Monday, February 8, 2010

A Solitary Ramble at Lincoln Mountain

It's hard to find new stuff to blog about this time of year. I visited all my old haunts today: Mud Pond, Spier Falls, the Sherman Island boat launch, the Hudson near Rippled Rocks Point. Ho hum. All quiet. Nothing new. Maybe I'll try someplace different, I thought, and headed over to Greenfield to visit the Lincoln Mountain State Forest.

Lincoln Mountain is a very quiet, off-the-beaten-track kind of place, over 900 acres of mixed hardwoods and conifers, hilly, with three creeks that drain into a sizable marsh. There's a narrow snow-covered dirt road that takes you well into the heart of the forest, and I bumped along it as far as I dared in my Toyota Corolla, not having four-wheel drive. I stopped where the road dipped steeply down, figuring I might not make it back up if I ventured further. Time to get out and walk.

Well, it was very quiet back there. Not a soul around, nor any sign that a soul had been by in some time. I'd better not break a leg back here, I said to myself as I slipped on an icy spot, which reminded me to put on my Yaktrax. I patted my camera bag, feeling to make sure I had my Trak phone. Oops! I'd left it at home in my purse. I decided to be extra careful. I hadn't told anyone where I was walking today.

Maybe I should have stayed on the road, but the animal tracks in the forest drew me in. Especially one well-trodden deer trail.

I followed that trail for a few hundred yards, not seeing any deer (of course), but I did find a spot where they'd pawed up the snow and searched in the oak leaves for acorns.

Lots of other tracks crossed the deer trail, so I made a few detours, curious to see what these other critters were up to. I followed these tracks -- I believe they are fisher's -- for quite a while, until I decided I'd better get back on the road and not stray too far into the forest.

I walked the road until it came to an open swamp, where I saw this fox trail heading across the snow-covered ice. I started to walk out onto the ice, then remembered my plunge-through yesterday, and changed my mind.

Walking back to my car, I was charmed by the sparkling snow. For some reason today, it was sparkling in Technicolor, flashing red and blue and gold and green in addition to dazzling white. Here's a photo of what I was looking at. Pretty hard to capture that color on camera, I thought.

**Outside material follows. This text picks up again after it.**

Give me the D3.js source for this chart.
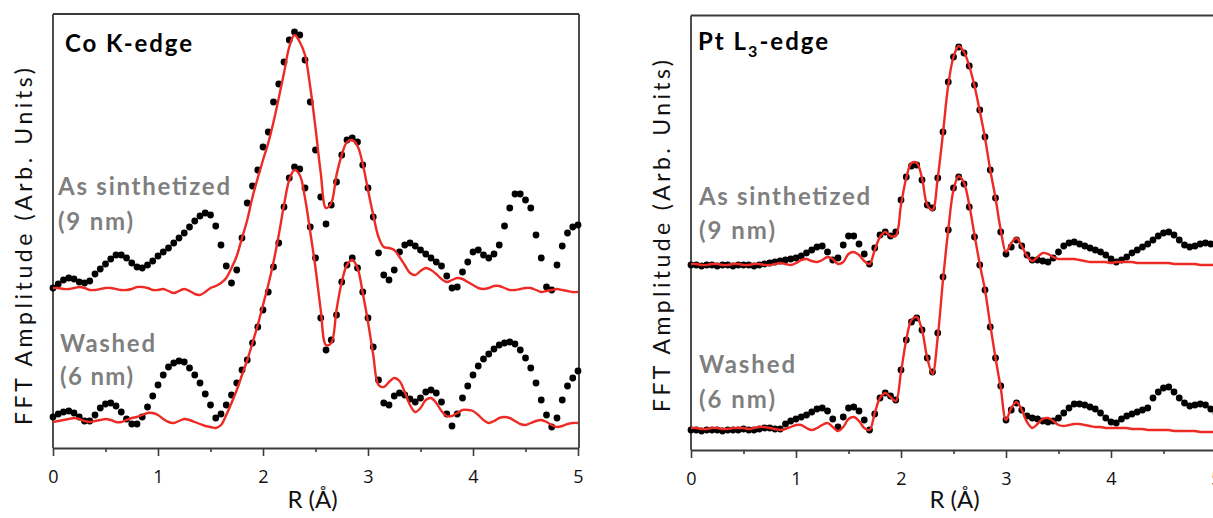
<!DOCTYPE html>
<html><head><meta charset="utf-8">
<script src="https://cdn.jsdelivr.net/npm/d3@7"></script>
<style>html,body{margin:0;padding:0;background:#fff;} svg{display:block;}</style>
</head><body>
<svg id="chart" width="1213" height="518"></svg>
<script>
// R grid (Å), sampled every 0.05 Å
const rGrid = d3.range(101).map(i => +(i * 0.05).toFixed(2));

// Co K-edge (arbitrary units, height above the baseline)
const coAsData = [160,164,168,170,169,166,165,167,174,179,
184,189,193,193,190,185,181,180,183,187,
192,196,200,205,210,215,221,227,232,235,
233,222,203,182,165,178,210,245,262,278,
301,316,346,364,386,408,416,413,388,346,
298,251,224,243,266,293,308,310,306,283,
260,231,195,173,168,178,196,203,205,202,
198,194,190,186,182,172,160,161,176,186,
196,198,193,190,194,203,222,240,254,254,
248,240,213,190,161,158,183,202,215,221,
223];
const coAsFit = [160,160,159,159,160,161,160,158,158,159,
160,160,159,158,158,159,161,161,160,158,
158,159,157,155,157,159,157,154,153,156,
160,162,165,170,180,192,210,228,251,270,
288,305,326,350,375,401,413,406,393,361,
320,275,240,245,273,293,306,308,302,284,
258,233,211,201,200,198,191,183,175,173,
177,180,178,174,169,166,168,170,169,166,
163,160,159,160,162,162,160,158,158,159,
160,160,158,156,157,158,159,158,157,156,
156];
const coWashData = [31,34,36,37,35,31,27,27,33,40,
44,45,42,36,29,24,24,31,41,52,
63,73,81,85,87,86,80,73,65,54,
43,30,34,43,53,65,78,88,105,121,
138,156,181,205,241,270,281,279,260,221,
190,130,98,108,133,166,183,190,180,156,
130,101,68,45,43,52,55,53,49,46,
50,56,58,55,46,34,22,34,50,62,
73,82,89,94,99,103,105,106,104,98,
90,80,65,48,33,21,30,48,62,70,
77];
const coWashFit = [26,27,28,29,30,29,27,26,27,28,
29,28,26,26,28,30,31,33,35,35,
33,29,26,25,27,29,28,26,24,22,
21,20,23,33,45,58,73,88,105,123,
143,163,186,213,243,268,278,273,250,216,
180,138,103,105,138,166,183,188,180,155,
126,93,63,61,66,70,67,56,43,36,
40,48,50,45,37,32,32,35,38,38,
37,33,28,25,27,30,31,30,27,24,
23,25,27,28,26,23,21,22,24,25,
25];

// Pt L3-edge
const ptAsData = [185,185,184,185,185,184,185,185,184,185,
185,185,184,185,186,187,188,189,190,191,
192,194,197,200,203,204,198,190,192,205,
214,214,206,196,186,202,215,218,214,218,
250,273,284,285,270,245,242,272,318,368,
393,403,397,384,365,340,313,280,252,218,
196,203,210,204,195,190,190,189,188,192,
198,204,207,208,206,204,202,200,198,195,
191,188,190,193,197,200,203,206,210,214,
217,218,215,210,205,203,204,206,207,206,
204];
const ptAsFit = [186,186,185,185,186,186,185,185,186,186,
185,185,186,186,185,185,186,187,186,185,
187,190,191,189,188,190,193,191,186,188,
196,198,195,189,186,200,213,218,214,214,
245,272,287,287,272,245,240,272,317,365,
393,404,398,384,364,339,312,280,252,220,
198,207,212,204,194,189,193,197,196,193,
191,191,191,191,190,189,188,188,188,188,
187,188,188,188,188,187,187,187,187,187,
187,187,186,186,186,186,186,185,185,185,
185];
const ptWashData = [20,20,19,20,20,20,19,20,20,20,
21,20,20,21,22,22,21,21,26,29,
31,33,35,38,41,42,39,31,23,33,
42,43,39,30,20,36,52,57,54,50,
80,110,128,132,120,92,78,117,173,220,
262,273,266,243,213,185,160,123,92,64,
30,40,47,40,34,32,31,29,28,29,
32,37,42,46,46,45,43,41,37,32,
28,27,31,34,36,38,40,42,52,58,
62,63,58,52,47,44,45,46,45,41,
37];
const ptWashFit = [22,22,21,21,22,22,21,21,22,22,
22,21,22,23,23,22,21,20,21,23,
25,25,22,20,22,25,27,23,19,23,
31,33,29,22,20,37,52,57,53,49,
78,110,130,133,120,92,76,113,170,220,
260,274,267,245,215,186,160,125,92,62,
30,42,48,40,28,22,26,31,32,29,
25,24,25,26,26,25,24,23,23,22,
22,22,22,22,21,21,21,20,20,20,
20,20,19,19,19,19,19,18,18,18,
18];

const majorTicks = [0, 1, 2, 3, 4, 5];
const minorTicks = [0.5, 1.5, 2.5, 3.5, 4.5];
const tickLabels = ["0", "1", "2", "3", "4", "5"];
const yTitle = "FFT Amplitude (Arb. Units)";
const xTitle = "R (\u00C5)";
const sampleNames = ["As sinthetized", "(9 nm)", "Washed", "(6 nm)"];

const RED = "#ee2a24";
const GREY = "#7f7f7f";
const FRAME = "#3a3a3a";

const svg = d3.select("#chart");

const panels = [
  { id: "co", x0: 53, x1: 578, yb: 448, yt: 14, yMax: 434, rightBorder: true,
    series: [coAsData, coAsFit, coWashData, coWashFit],
    yLabel: { x: 32, y: 246.5, len: 357 },
    xLabel: { x: 312.5, y: 508 },
    names: [ {x:58,y:195,len:172}, {x:58,y:230,len:75}, {x:60,y:352,len:95}, {x:60,y:385,len:73} ],
    title: { x: 65, y: 52 } },
  { id: "pt", x0: 691, x1: 1216, yb: 450, yt: 15.5, yMax: 434.5, rightBorder: false,
    series: [ptAsData, ptAsFit, ptWashData, ptWashFit],
    yLabel: { x: 670, y: 236, len: 352 },
    xLabel: { x: 954.5, y: 508 },
    names: [ {x:699,y:205,len:171}, {x:699,y:239,len:76}, {x:699,y:373,len:96}, {x:699,y:408,len:76} ],
    title: { x: 698, y: 50 } }
];

panels.forEach(p => {
  const x = d3.scaleLinear().domain([0, 5]).range([p.x0, p.x1]);
  const y = d3.scaleLinear().domain([0, p.yMax]).range([p.yb, p.yt]);
  const g = svg.append("g").attr("class", "panel-" + p.id);

  // frame
  g.append("line").attr("x1", p.x0).attr("x2", p.x0).attr("y1", p.yt).attr("y2", p.yb)
    .attr("stroke", FRAME).attr("stroke-width", 1.8);
  g.append("line").attr("x1", p.x0).attr("x2", p.x1 + 1).attr("y1", p.yt).attr("y2", p.yt)
    .attr("stroke", FRAME).attr("stroke-width", 1.8);
  if (p.rightBorder) {
    g.append("line").attr("x1", p.x1 + 1).attr("x2", p.x1 + 1).attr("y1", p.yt).attr("y2", p.yb)
      .attr("stroke", FRAME).attr("stroke-width", 1.8);
  }

  // axes
  const axMajor = g.append("g").attr("transform", `translate(0,${p.yb})`)
    .call(d3.axisBottom(x).tickValues(majorTicks).tickFormat((d, i) => tickLabels[i])
      .tickSize(8).tickSizeOuter(0));
  axMajor.select(".domain").attr("stroke", FRAME).attr("stroke-width", 1.8);
  axMajor.selectAll(".tick line").attr("stroke", FRAME).attr("stroke-width", 1.6);
  axMajor.selectAll(".tick text").attr("y", 35).attr("dy", null)
    .attr("font-family", "'Open Sans', sans-serif").attr("font-size", 18).attr("fill", "#111");
  const axMinor = g.append("g").attr("transform", `translate(0,${p.yb})`)
    .call(d3.axisBottom(x).tickValues(minorTicks).tickFormat("").tickSize(4).tickSizeOuter(0));
  axMinor.select(".domain").remove();
  axMinor.selectAll(".tick line").attr("stroke", FRAME).attr("stroke-width", 1.6);

  // data (black dots) and fits (red lines)
  const line = d3.line().x(d => x(d[0])).y(d => y(d[1])).curve(d3.curveCatmullRom.alpha(0.5));
  [0, 2].forEach(k => {
    g.append("g").selectAll("circle").data(d3.zip(rGrid, p.series[k])).join("circle")
      .attr("cx", d => x(d[0])).attr("cy", d => y(d[1])).attr("r", 3.4).attr("fill", "#000");
  });
  [1, 3].forEach(k => {
    g.append("path").datum(d3.zip(rGrid, p.series[k])).attr("d", line)
      .attr("fill", "none").attr("stroke", RED).attr("stroke-width", 2.4);
  });

  // axis titles
  g.append("text").text(yTitle)
    .attr("transform", `translate(${p.yLabel.x},${p.yLabel.y}) rotate(-90)`)
    .attr("text-anchor", "middle").attr("font-family", "Lato, sans-serif").attr("font-size", 23)
    .attr("textLength", p.yLabel.len).attr("lengthAdjust", "spacing").attr("fill", "#111");
  g.append("text").text(xTitle).attr("x", p.xLabel.x).attr("y", p.xLabel.y)
    .attr("text-anchor", "middle").attr("font-family", "Lato, sans-serif").attr("font-size", 24)
    .attr("fill", "#111");

  // sample names
  p.names.forEach((n, i) => {
    g.append("text").text(sampleNames[i]).attr("x", n.x).attr("y", n.y)
      .attr("font-family", "Lato, sans-serif").attr("font-weight", "bold").attr("font-size", 24)
      .attr("fill", GREY).attr("textLength", n.len).attr("lengthAdjust", "spacing");
  });
});

// titles
svg.append("text").text("Co K-edge").attr("x", 65).attr("y", 52)
  .attr("font-family", "Lato, sans-serif").attr("font-weight", "bold").attr("font-size", 24)
  .attr("fill", "#000").attr("textLength", 127).attr("lengthAdjust", "spacing");
const pt = svg.append("text").attr("x", 698).attr("y", 50)
  .attr("font-family", "Lato, sans-serif").attr("font-weight", "bold").attr("font-size", 24)
  .attr("fill", "#000").attr("letter-spacing", 2);
pt.append("tspan").text("Pt L");
pt.append("tspan").text("3").attr("font-size", 16).attr("dy", 7);
pt.append("tspan").text("-edge").attr("dy", -7);
</script>
</body></html>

In this photo, I've enlarged the most colorful flashes, then boosted the saturation. Click on the photo to best see the colors. As pretty as Christmas lights!

And here's something lovely in pure black and white: a branch of a Tamarack tree, with its cute little peg-like buds.

Lincoln Mountain State Forest is home to some of the oldest trees in New York State. There are Black Tupelos growing back here in the swamp that are possibly 800 years old. I had thought I might search for them today, but I lost my nerve when I discovered I had no phone, and I didn't want to go wandering around all alone. But for sure I'll be back on February 28, when Vince Walsh will be leading a trek to visit these ancient trees. A highly skilled tracker steeped in the lore of the forest, Vince is a truly engaging teacher and guide. He brought me to see the tupelos here last winter, an experience that felt more like a pilgrimage than an ordinary hike. We even found Great Horned Owls nesting in an abandoned Great Blue Heron's nest. Anyone who'd like to join us this year should check the details at Vince's Kawing Crow website. Click on the "Courses and Workshops" to find the schedule.


Paul said...

As always, your pictures, observations and prose call for publication. thanks so much for sharing and for using your good common sense to not risk injury so you can keep on posting.

Ellen Rathbone said...

Oooo - the ancient trees - I've dropped Vince a line to see if there's still room.

Happy Hiking!

Woodswoman Extraordinaire said...

It may be hard for most of us to find good things to blog about this time of year, but as usual, you've found lots of great stuff. I love the fisher tracks, and got goose bumps thinking about 800 year old trees. How much they've seen!

Jacqueline Donnelly said...

Dear Paul and Ellen and WoodswomanX: Thanks so much for your comments. When I go on my walks, I imagine friends like you walking along with me. I wish I could take you all to visit those ancient trees. Just imagine, they were growing here while the Crusades were going on across the sea, and were already 300 years old before any Europeans could have laid eyes on them.